Meal delivery business Blue Apron opened for trading at $10 per share on Thursday, significantly below the originally proposed range of $15 to $17. It’s also flat compared to the $10 they priced it at last night, meaning the IPO investors have yet to reap any gains.
It also means that employees and investors who joined the venture-backed company at a later stage are underwater. New York-based Blue Apron was valued at $2 billion in its last private round in 2015 and its current market cap is just below that.
The market will be watching Blue Apron’s first day of trading closely. Most companies “pop” on the first day of trading, deliberating leaving room for double-digit percentage gains so that new investors can benefit. If “APRN” doesn’t go up, it will signify weak demand.
The reaction to Blue Apron’s financials has been mixed. On the one hand, they showed strong revenue for just a five-year-old company. Blue Apron brought in $795.4 million in sales last year, a substantial gain from $340.8 million the year before.
But, like most venture-backed companies at the time of their IPO, there are also losses. Last year the company lost $54.9 million and the number was $47 million for 2015.
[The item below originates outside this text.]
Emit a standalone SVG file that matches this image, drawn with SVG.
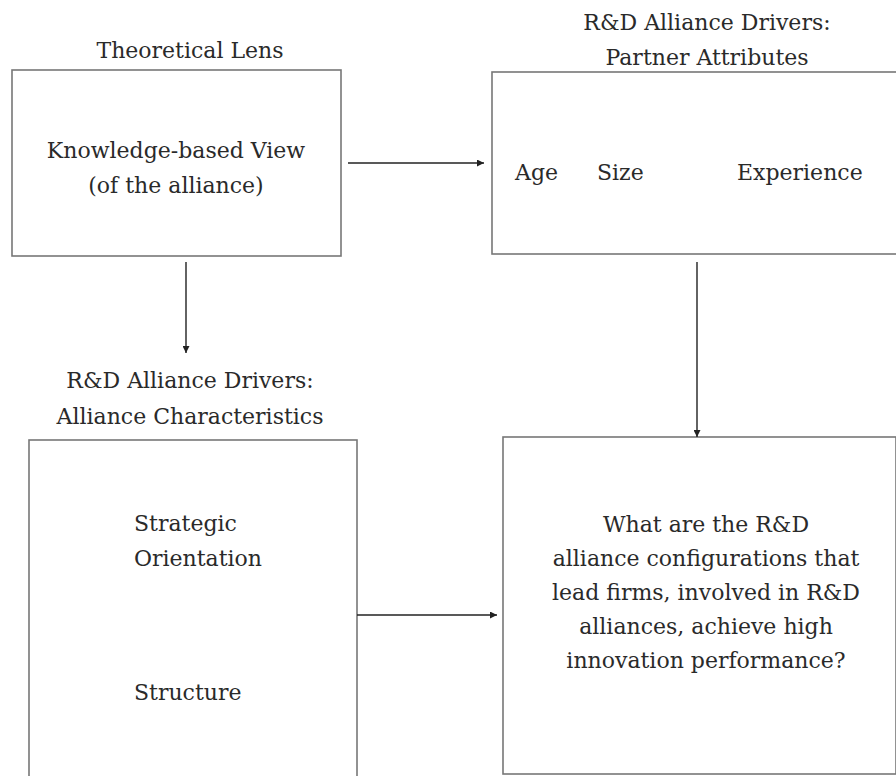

What investors are most concerned about is the growing marketing spend as a proportion of their revenue, suggesting that there’s high customer turnover. Blue Apron nearly tripled their marketing budget to $144.1 million last year, up from $51.4 million the year before. In other words, they are spending more for each dollar earned.
Subscription businesses have their challenges. In Blue Apron’s case, there is a growing sea of competition with countless meal kit delivery services. Plated, HelloFresh and Sun Basket, all offer similar business models, just to name a few. And now that Amazon bought Whole Foods, some are wondering if they will introduce something similar.
Consumers can also be fickle. While enterprise subscription businesses often have lower turnover because there’s too much friction to change course, people can change their habits on a whim.
The financials, in addition to industry estimates, suggest that a large portion of Blue Apron’s subscribers cancel the service after testing it out. Without solid customer retention, it may be hard for Blue Apron to keep up its growth.
But there’s still a lot of untapped market opportunity. Everyone is a consumer of food, after all.
As Blue Apron scales, it may be easier for them to tailor their business, making meal selections more customizable. Some also complain that the dinner preparation takes too long, so perhaps they will offer some quicker alternatives.
Late stage venture-backed companies will be watching Blue Apron, even if they aren’t in the meal space. A rough time in the public markets could suggest that investors are cooling on internet IPOs.
Last year was a slow year for tech IPOs, but then Snap kicked things off in March. We saw a flurry of activity in early spring, but things have started to calm down.
Storage provider Tintri was also supposed to go public today but decided at the last minute to postpone.